Even as the lockdown and communication blockade imposed in Jammu and Kashmir enters its 58th day, the Centre is yet to file its counter-affidavits in the bunch of petitions filed in the Supreme Court questioning its actions.
It is beyond dispute that these measures – which were termed a ‘collective punishment on people’ by the United Nations Human rights body – have impacted the civil liberties of the people of J&K. Such restrictions will pass the constitutional muster only if they satisfy the test of reasonableness, which will include the tests of legality, necessity and proportionality.
Therefore, when the invasion on peoples’ civil liberties is questioned in a constitutional court, it is incumbent on the government to explain the statutory basis of its measures, and how they are justifiable on Constitutional grounds. The government has to show that the measures were absolutely necessary and were taken invoking statutorily available powers. Additionally, the government should also demonstrate the proportionality of the measures showing why lesser degree of infringements on rights will not meet the government’s stated objectives.
Unfortunately, even after several weeks, no such explanation is forthcoming from the government.
Anuradha Bhasin’s petition challenging the media curbs and snapping of communication channels was filed on August 10, within five days of the Centre’s measures. The petition has been listed six times, including today’s posting.

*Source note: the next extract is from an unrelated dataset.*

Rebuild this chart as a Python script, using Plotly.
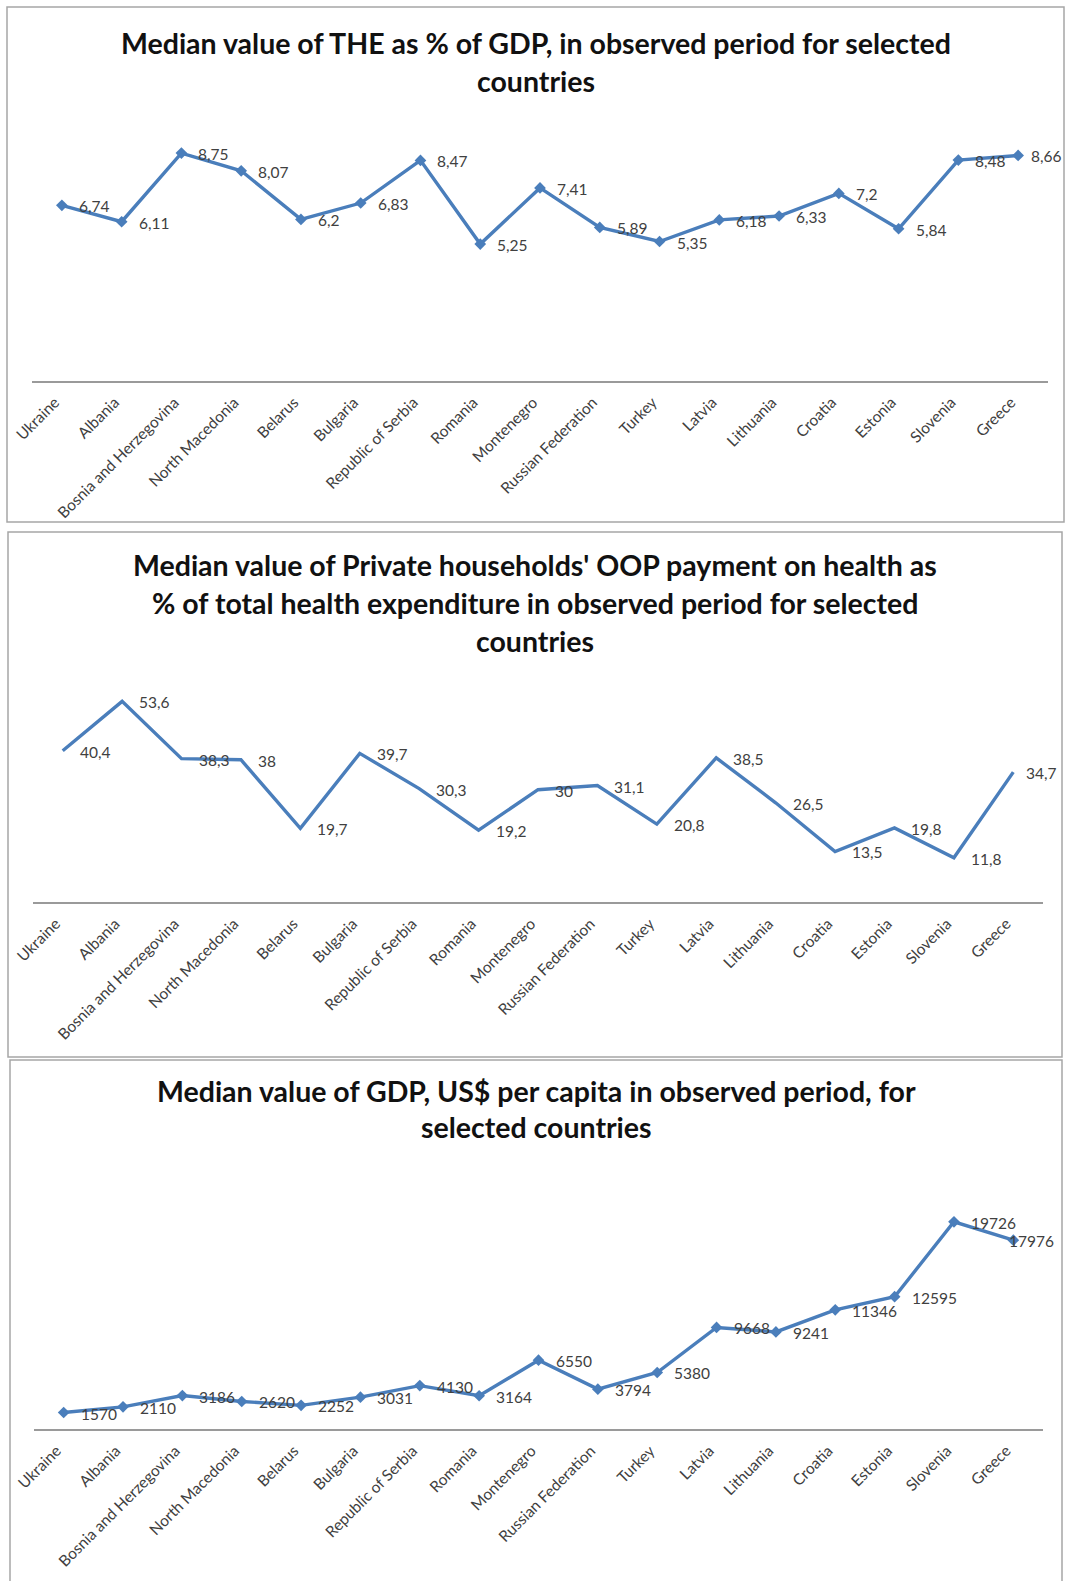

Except for a statement filed by the secretary to the government of J&K’s Department of Information and Public Relations, which does not qualify as an affidavit, there has not been any response from the government to this petition. This 12-page report of the fact situation in J&K tries to justify the measures with a bland statement that “if these steps had not been taken, there would have been an extremely volatile situation in the valley”.
An affidavit is a statement on oath, which swears by the truthfulness and correctness of it, and hence stands on higher pedestal of credibility. False statements in affidavits can expose the deponent to perjury proceedings. This statement by the secretary, therefore, does not have much weightage for the purpose of determining the constitutionality of the government measures.
Commenting on the reluctance shown by the government to file an affidavit in these matters so far, constitutional law scholar and advocate Gautam Bhatia said:
“The Supreme Court has often said that we live in a culture of justification, where the acts of State must be explained and justified to citizens, and especially to those whose lives they impact. This is particularly important where rights have been infringed, because it is necessary for the government’s justification to be tested by a court of law. By failing to put its reasons on record, the government is stymying constitutional accountability. The court should not indulge it any further”.
On September 16, the Court had directed the Centre and the state of J&K, to file their ‘respective affidavits’ to the petitions. But today, the Court did not venture to ask the government about its affidavit, before referring the matters to the constitution bench. Even the reports about an earthquake hitting the region earlier this week did not stir the Court to probe the government about the need for continuing the communication blockade.
In the constitutional challenge to the Presidents Orders issued on August 5 and 6 under Article 370 and to the J&K Reorganisation Act, the Centre is yet to come up with its affidavit. The petitions were admitted and referred to constitution bench, a month ago, on August 28.
The constitution bench is set to commence the hearing from tomorrow in these matters. Suhrith Parthasarathy, advocate of Madras high court and commentator on constitutional matters, expressed apprehension about the hearing being delayed due to the failure of the government to file its response. Pointing out the contrast between the response of the Supreme Court of India and that of the UK Supreme Court to contemporary constitutional issues, he said:
“It would be disappointing if the hearing is delayed on this ground. We’ve just seen the swiftness with which the UK Supreme Court has delivered a ruling on a hugely important issue (legality of prorogation of UK Parliament by prime minister Boris Johnson). If the government believes its decision on Article 370 is justified then it should be able to justify it on the basis of an expeditiously filed response.
It’s even more shocking that there has been no response filed to the various habeas corpus petitions. In the process, the very essence of habeas corpus has been lost.”
In the habeas petition filed by CPI(M) general secretary Sitaram Yechury for release of former J&K MLA M.Y. Tarigami, there has been no response by the Centre.
On September 16, the Court adjourned the hearing of the case by saying “the writ petition is kept open for a decision on the validity of the alleged detention of the petitioner claimed to be without any authority of law with effect from 05.08.2019”.
Today, the matter was referred to constitution bench, and the reasons of the detention, stated to have been in force since August 5, are yet to be disclosed.